All foreign aid workers left Afghanistan soon after September 11th. Fearing espionage, the Taliban sealed the telecoms rooms of many agencies in Afghanistan and made unauthorised contact between local staff and their foreign colleagues punishable by death. This makes it hard to plan or monitor aid deliveries. Afghan aid workers are, understandably, concerned for their own safety. When bombing started near Herat, staff left their jobs at camps for displaced people.

Some old Afghan hands are less upset. They have seen worse war and lawlessness than this, and they have seen earlier predictions of catastrophe confounded by the Afghans' resilience. America's intervention has at least turned global attention on what had been a forgotten disaster.

The top priority remains food. The WFP, which delivers food to Afghanistan and gives it to NGOs for final distribution, reckons that the country needs 52,000 tons of food a month for the next six months. It suspended deliveries from September 12th to 25th, to the fury of some NGOs, and is now racing to catch up. There is a lively argument among agencies in Islamabad about whether that is possible. Charities such as Oxfam complain that the WFP is not delivering enough food, especially to parts of the country that will be snowbound by December. The WFP says the real problem is distribution within Afghanistan. This seems to be getting sorted out. NGOs have made commitments to distribute the full amount of food that the WFP thinks is necessary, though conditions on the ground may hinder it.

The intensity of the emergency varies by region. Food is being delivered normally in most of the north-east, which is controlled by the anti-Taliban Northern Alliance. Much of the drought-hit north, where 2m people face acute shortages, has so far escaped the ravages of the attacks, but the embattled area around Mazar-i-Sharif has been hard to reach.

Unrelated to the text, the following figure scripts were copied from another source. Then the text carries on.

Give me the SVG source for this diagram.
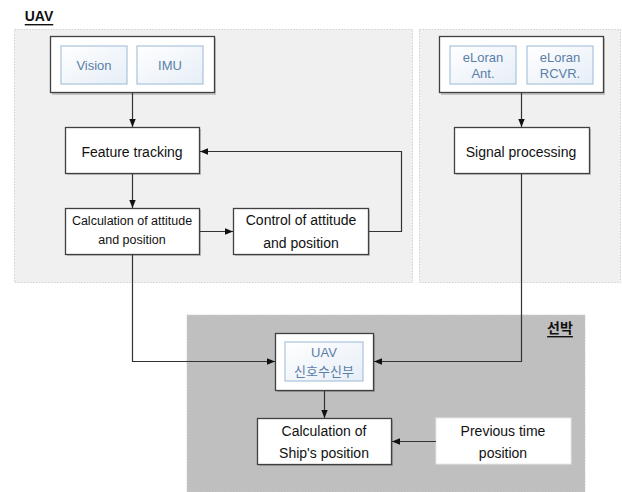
<svg xmlns="http://www.w3.org/2000/svg" width="622" height="492" viewBox="0 0 622 492">
<defs>
<style>
text{font-family:"Liberation Sans","Noto Sans CJK KR",sans-serif;text-anchor:middle;dominant-baseline:central;fill:#111}
.panel{fill:#f0f0f0;stroke:#c9d1da;stroke-width:1;stroke-dasharray:1.5 1.5}
.ship{fill:#bfbfbf;stroke:#c9c9c9;stroke-width:1;stroke-dasharray:1.5 1.5}
.box{fill:#fff;stroke:#404040;stroke-width:1.3}
.shadow{fill:#000;opacity:0.18}
.sub{fill:url(#g);stroke:#a9c3dd;stroke-width:1.2}
.subt{fill:#5b7ea8;font-size:13px}
.t{font-size:14px}
.ts{font-size:12.5px}
.lbl{font-size:14px;font-weight:bold;text-decoration:underline}
.c{fill:none;stroke:#333;stroke-width:1.2;marker-end:url(#ah)}
</style>
<linearGradient id="g" x1="0" y1="0" x2="1" y2="1">
<stop offset="0" stop-color="#ffffff"/>
<stop offset="1" stop-color="#e6eef7"/>
</linearGradient>
<marker id="ah" viewBox="0 0 10 10" refX="10" refY="5" markerWidth="8" markerHeight="8" markerUnits="userSpaceOnUse" orient="auto">
<path d="M0,1 L10,5 L0,9 z" fill="#111"/>
</marker>
</defs>

<g id="uav-panel">
<rect class="panel" x="14.5" y="29.5" width="398" height="253"/>
<text class="lbl" x="39" y="16">UAV</text>
</g>
<g id="eloran-panel">
<rect class="panel" x="419.5" y="29.5" width="201" height="253"/>
</g>
<g id="ship-panel">
<rect class="ship" x="187" y="315" width="398" height="177"/>
<text class="lbl" x="560" y="328">선박</text>
</g>

<g id="sensors">
<rect class="shadow" x="52" y="38" width="164" height="57"/>
<rect class="box" x="50.5" y="36.5" width="164" height="56"/>
<rect class="sub" x="61" y="46" width="66" height="38"/>
<text class="subt" x="94" y="65">Vision</text>
<rect class="sub" x="137" y="46" width="66" height="38"/>
<text class="subt" x="170" y="65">IMU</text>
</g>

<g id="eloran">
<rect class="shadow" x="441" y="38" width="164" height="57"/>
<rect class="box" x="439.5" y="36.5" width="164" height="56"/>
<rect class="sub" x="450" y="46" width="66" height="38"/>
<text class="subt" x="483" y="57">eLoran</text>
<text class="subt" x="483" y="73">Ant.</text>
<rect class="sub" x="527" y="46" width="66" height="38"/>
<text class="subt" x="560" y="57">eLoran</text>
<text class="subt" x="560" y="73">RCVR.</text>
</g>

<g id="feature">
<rect class="shadow" x="67" y="129" width="134" height="46"/>
<rect class="box" x="65.5" y="127.5" width="134" height="46"/>
<text class="t" x="132" y="152">Feature tracking</text>
</g>

<g id="signal">
<rect class="shadow" x="456" y="129" width="135" height="46"/>
<rect class="box" x="454.5" y="127.5" width="135" height="46"/>
<text class="t" x="521" y="152">Signal processing</text>
</g>

<g id="calc">
<rect class="shadow" x="67" y="210" width="134" height="46"/>
<rect class="box" x="65.5" y="208.5" width="134" height="46"/>
<text class="ts" x="132" y="221">Calculation of attitude</text>
<text class="ts" x="132" y="240">and position</text>
</g>

<g id="control">
<rect class="shadow" x="235" y="210" width="135" height="46"/>
<rect class="box" x="233.5" y="208.5" width="135" height="46"/>
<text class="t" x="301" y="220">Control of attitude</text>
<text class="t" x="301" y="243">and position</text>
</g>

<g id="receiver">
<rect class="shadow" x="277" y="335" width="98" height="57"/>
<rect class="box" x="275.5" y="333.5" width="98" height="57"/>
<rect class="sub" x="285" y="342" width="78" height="39"/>
<text class="subt" x="324" y="352">UAV</text>
<text class="subt" x="324" y="371">신호수신부</text>
</g>

<g id="ship-calc">
<rect class="shadow" x="259" y="420" width="134" height="46"/>
<rect class="box" x="257.5" y="418.5" width="134" height="46"/>
<text class="t" x="324" y="431">Calculation of</text>
<text class="t" x="324" y="453">Ship's position</text>
</g>

<g id="previous">
<rect x="436" y="418" width="135" height="46" fill="#fff" stroke="#e8e8e8" stroke-width="1"/>
<text class="t" x="503" y="431">Previous time</text>
<text class="t" x="503" y="453">position</text>
</g>

<g id="connectors">
<path class="c" d="M132.5,93 V127"/>
<path class="c" d="M132.5,174 V208"/>
<path class="c" d="M200,231.5 H233"/>
<path class="c" d="M369,231.5 H401.5 V151.5 H200"/>
<path class="c" d="M521.5,93 V127"/>
<path class="c" d="M132.5,255 V361.5 H275"/>
<path class="c" d="M521.5,174 V361.5 H374"/>
<path class="c" d="M324.5,391 V418"/>
<path class="c" d="M436,441.5 H392"/>
</g>
</svg>
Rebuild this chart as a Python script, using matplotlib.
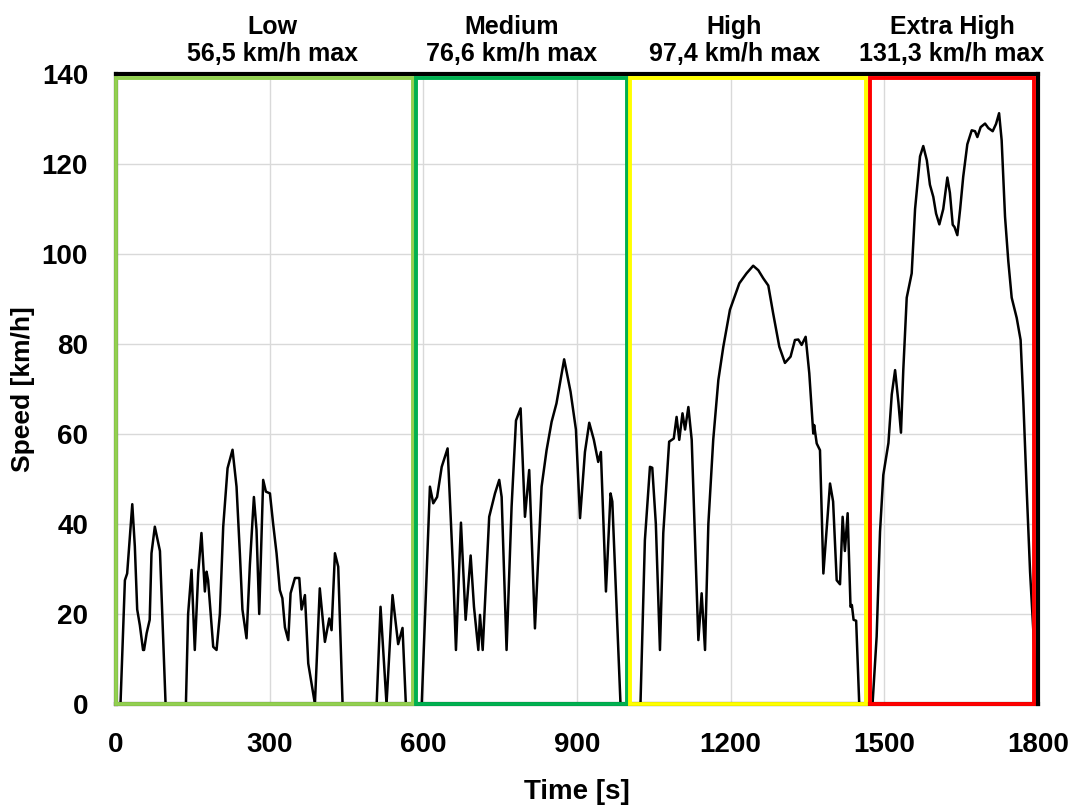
import matplotlib
matplotlib.use("Agg")
import matplotlib.pyplot as plt
from matplotlib.patches import Rectangle

# --- speed trace (time [s], speed [km/h]) ---
low_t = [0, 9, 17.6, 22, 32, 37, 41.6, 46.8, 53, 55, 60, 66, 69.5, 76, 86, 97,
         136.7, 141, 147.7, 154, 160.7, 167, 173.7, 177, 180, 190, 196.5, 203,
         209.5, 218, 227.7, 235.5, 242, 247, 255, 261.6, 269.4, 274.5, 279.8,
         287.5, 292.8, 300.7, 307, 313.6, 320, 325, 330, 336.5, 341, 349.5, 358,
         362.4, 369, 375.5, 388.5, 398, 408, 416.5, 421, 427.6, 434, 442.5,
         509, 516.6, 528.3, 540, 551, 559.5, 566]
low_v = [0, 0, 27.5, 29, 44.4, 35, 21, 17.5, 12, 12, 15.7, 18.7, 33.5, 39.4, 34, 0,
         0, 20, 29.8, 12, 29, 38, 25, 29.4, 27.5, 12.7, 12, 20,
         39.4, 52.4, 56.5, 48.3, 33.5, 21, 14.6, 31, 46, 38.7, 20,
         49.8, 47.2, 46.8, 40, 33.5, 25.3, 23.5, 17, 14.2, 24.6, 28, 28,
         21, 24.2, 9, 0, 25.7, 13.8, 19, 16.4, 33.5, 30.5, 0,
         0, 21.6, 0, 24.2, 13.3, 16.9, 0]

med_t = [597, 613, 619.5, 627, 636, 647.5, 658.5, 663.8, 673.6, 682.7, 692.5,
         699, 707.5, 710.7, 716, 728.7, 740, 748.3, 753, 762.6, 772.4, 781, 790,
         798.5, 806.8, 818, 831, 840.7, 850.5, 860, 875, 887.5, 898, 906, 915.6,
         924, 933, 941.5, 946.7, 956.6, 965.6, 969, 985]
med_v = [0, 48.3, 44.6, 46, 52.7, 56.8, 29, 12, 40.3, 18.7, 33,
         21.6, 12, 19.8, 12, 41.6, 46.8, 49.8, 46, 12, 43.8, 63, 65.7,
         41.6, 52, 16.8, 48.3, 56.4, 62.7, 66.8, 76.6, 69.4, 61, 41.3, 56,
         62.5, 58.7, 53.8, 56, 25, 46.8, 45, 0]

high_t = [1024, 1032.6, 1042.5, 1047, 1054, 1062, 1068.5, 1080, 1089, 1094.5,
          1099.7, 1106, 1111, 1117.5, 1124, 1130.5, 1137, 1143.4, 1150, 1156.5,
          1166, 1176, 1185.7, 1198.6, 1217, 1231, 1244, 1254, 1263.7, 1273.5,
          1283, 1295, 1306, 1317, 1325.5, 1332, 1338.6, 1346.4, 1353.5, 1361.3,
          1363, 1368, 1374.4, 1381, 1394, 1400, 1407, 1413.5, 1418.6, 1423,
          1428.4, 1434, 1436.6, 1440, 1445, 1451]
high_v = [0, 36.4, 52.7, 52.5, 40, 12, 38, 58.3, 59, 63.8,
          58.7, 64.6, 61, 66, 58.7, 36.4, 14.2, 24.6, 12, 40,
          58.7, 72, 79.4, 87.6, 93.5, 95.7, 97.4, 96.4, 94.6, 93,
          86.8, 79.4, 75.8, 77.2, 80.9, 81, 79.8, 81.6, 73.5, 60.1,
          62, 57.9, 56.4, 29, 49, 45, 27.5, 26.6, 41.6, 34,
          42.4, 21.6, 22, 18.7, 18.5, 0]

xhigh_t = [1477, 1485, 1491.6, 1498, 1508, 1514.5, 1521, 1527.5, 1532.5, 1537,
           1543.7, 1553.4, 1560, 1569.7, 1576, 1583, 1589, 1595.6, 1601, 1607.4,
           1615, 1623, 1628, 1633.5, 1637, 1642.5, 1648, 1654, 1662, 1670.6,
           1677, 1681.6, 1688, 1696.6, 1703, 1711.5, 1718, 1724, 1729, 1735.6,
           1742, 1748.6, 1758.4, 1766, 1771.4, 1778, 1784.5, 1791, 1798]
xhigh_v = [0, 15, 38.3, 50.9, 58, 68.8, 74.2, 67, 60.3, 74.2,
           90.3, 95.7, 110, 121.7, 124, 120.8, 115.4, 112.7, 109, 106.6,
           110, 117, 113.6, 106.5, 106, 104.2, 110, 117.2, 124.4, 127.5,
           127.3, 126, 128.2, 129, 128, 127.3, 128.9, 131.3, 125.3, 108.3,
           98.4, 90.3, 85.8, 80.9, 67, 47.3, 29.3, 15.9, 0]

# phase boxes: (start, end) in seconds, top speed
phase_names = ["Low", "Medium", "High", "Extra High"]
phase_max = ["56,5", "76,6", "97,4", "131,3"]
phase_start = [0, 585, 1004, 1472]
phase_end = [580, 998, 1464, 1792]
phase_label_x = [305, 773, 1207, 1632]
phase_colors = ["#92D050", "#00B050", "#FFFF00", "#FF0000"]
box_top = 139.2

x_ticks = [0, 300, 600, 900, 1200, 1500, 1800]
y_ticks = [0, 20, 40, 60, 80, 100, 120, 140]

plt.rcParams['font.family'] = ['Liberation Sans', 'DejaVu Sans']
plt.rcParams['font.weight'] = 'bold'

fig = plt.figure(figsize=(10.73, 8.05), dpi=100)
ax = fig.add_axes([0.108, 0.1255, 0.8594, 0.7825])

time = low_t + med_t + high_t + xhigh_t
speed = low_v + med_v + high_v + xhigh_v
ax.plot(time, speed, color='black', linewidth=1.8, zorder=3,
        solid_joinstyle='round')

ax.set_xlim(0, 1800)
ax.set_ylim(0, 140)
ax.set_xticks(x_ticks)
ax.set_yticks(y_ticks)
ax.tick_params(axis='both', length=0, labelsize=20)
ax.tick_params(axis='x', pad=20)
ax.tick_params(axis='y', pad=20)
for lbl in ax.get_xticklabels() + ax.get_yticklabels():
    lbl.set_fontweight('bold')
ax.grid(True, color='#d9d9d9', linewidth=1.0, zorder=0)
ax.set_axisbelow(True)

for side in ['top', 'right', 'left', 'bottom']:
    ax.spines[side].set_color('black')
    ax.spines[side].set_linewidth(3)

for start, end, col in zip(phase_start, phase_end, phase_colors):
    ax.add_patch(Rectangle((start, 0), end - start, box_top, fill=False,
                           edgecolor=col, linewidth=2.8, clip_on=False, zorder=4))

for xc, name, vmax in zip(phase_label_x, phase_names, phase_max):
    ax.text(xc, 141.7, f"{name}\n{vmax} km/h max", ha='center',
            va='bottom', fontsize=18, fontweight='bold', linespacing=1.2)

ax.set_xlabel("Time [s]", fontsize=20, fontweight='bold', labelpad=15)
ax.set_ylabel("Speed [km/h]", fontsize=19, fontweight='bold', labelpad=5)

fig.savefig("out.png", dpi=100)
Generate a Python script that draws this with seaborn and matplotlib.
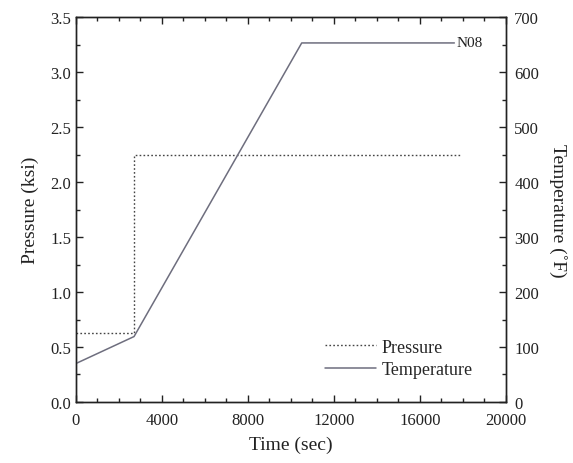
import matplotlib
matplotlib.use("Agg")
import matplotlib.pyplot as plt
from matplotlib.ticker import MultipleLocator
import seaborn as sns
import pandas as pd

# Data
time_p = [0, 2700, 2700, 17900]
pressure = [0.63, 0.63, 2.25, 2.25]
time_t = [0, 2700, 10500, 17600]
temperature = [70, 119, 653, 653]
curve_label = "N08"

sns.set_theme(style="ticks")
plt.rcParams['font.family'] = ['Liberation Serif', 'DejaVu Serif']

fig = plt.figure(figsize=(5.73, 4.64), dpi=100)
ax = fig.add_axes([0.1326, 0.1315, 0.7504, 0.8295])
ax2 = ax.twinx()

dfp = pd.DataFrame({"t": time_p, "p": pressure})
dft = pd.DataFrame({"t": time_t, "T": temperature})

sns.lineplot(data=dfp, x="t", y="p", ax=ax, color="#444444", lw=1.0,
             linestyle=(0, (1.2, 1.6)), sort=False, estimator=None)
sns.lineplot(data=dft, x="t", y="T", ax=ax2, color="#6e6e7e", lw=1.1,
             sort=False, estimator=None)

ax.set_xlim(0, 20000)
ax.set_ylim(0, 3.5)
ax2.set_ylim(0, 700)

ax.xaxis.set_major_locator(MultipleLocator(4000))
ax.xaxis.set_minor_locator(MultipleLocator(1000))
ax.yaxis.set_major_locator(MultipleLocator(0.5))
ax.yaxis.set_minor_locator(MultipleLocator(0.25))
ax2.yaxis.set_major_locator(MultipleLocator(100))
ax2.yaxis.set_minor_locator(MultipleLocator(50))
ax.yaxis.set_major_formatter(matplotlib.ticker.FormatStrFormatter('%.1f'))

for a in (ax, ax2):
    for s in a.spines.values():
        s.set_color("#222222")
        s.set_linewidth(1.0)
    a.set_facecolor("none")

ax.tick_params(axis="both", which="both", direction="in", labelsize=12,
               colors="#222222", width=1.0)
ax.tick_params(axis="x", which="both", top=True, labeltop=False, pad=7)
ax.tick_params(which="major", length=5)
ax.tick_params(which="minor", length=3)
ax2.tick_params(axis="y", which="both", direction="in", labelsize=12,
                colors="#222222", width=1.0, pad=6)
ax2.tick_params(which="major", length=5)
ax2.tick_params(which="minor", length=3)

ax.set_xlabel("Time (sec)", fontsize=14, color="#222222", labelpad=6)
ax.set_ylabel("Pressure (ksi)", fontsize=14, color="#222222", labelpad=8)
ax2.set_ylabel("Temperature (\u02daF)", fontsize=14, color="#222222",
               rotation=270, labelpad=20)

ax2.text(time_t[-1] + 80, temperature[-1], curve_label, fontsize=11,
         va="center", ha="left", color="#222222")

h1 = ax.get_lines()[0]
h2 = ax2.get_lines()[0]
ax.legend([h1, h2], ["Pressure", "Temperature"], loc="lower right",
          bbox_to_anchor=(0.96, 0.02), frameon=False, fontsize=13,
          handlelength=2.8, handletextpad=0.3, labelspacing=0.3)

fig.savefig("out.png", dpi=100)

Fortunately, this may be about to change. On October 25th, Uzbekistan promised to open its border, a deep river gorge at the north of Afghanistan, for the first time in three years, to let the UN bring in relief supplies. It had been shut after the Taliban seized northern towns and threatened to export northwards its brand of Islamic fundamentalism, arms trading and drug-trafficking.

Reuters
Reuters

The prospect of using the Termez river port and Uzbek airfields could transform the prospects for the central highlands, where 500,000 people are dependent on food aid. The WFP wants to stockpile 23,000 tons of food there before winter sets in. Oxfam, which distributes food in Hazarajat, a central region populated mainly by the Shia Hazara minority, says little has arrived. Part of the reason is that turmoil in Kabul discouraged lorry drivers from picking up food from the WFP's warehouse there. The WFP is trying a new tack: transporting food directly from Peshawar to NGOs in central districts. In a rare expression of appreciation from the aid agencies, Oxfam calls this “really good thinking”. If convoys cannot supply the area before winter, the WFP proposes air-drops. These would be from a low altitude and directly to local aid workers, unlike the high-altitude American “food bombs”, which one aid official describes as “0% humanitarian and 100% spin”.

Unicef is still getting supplies like blankets and emergency food rations through, by mule train in one case, but says that “a delay of a day could mean life and death.” Whether ingenuity can defeat anarchy depends on how much worse things get. If the Taliban fall with no new order to replace them, people will starve.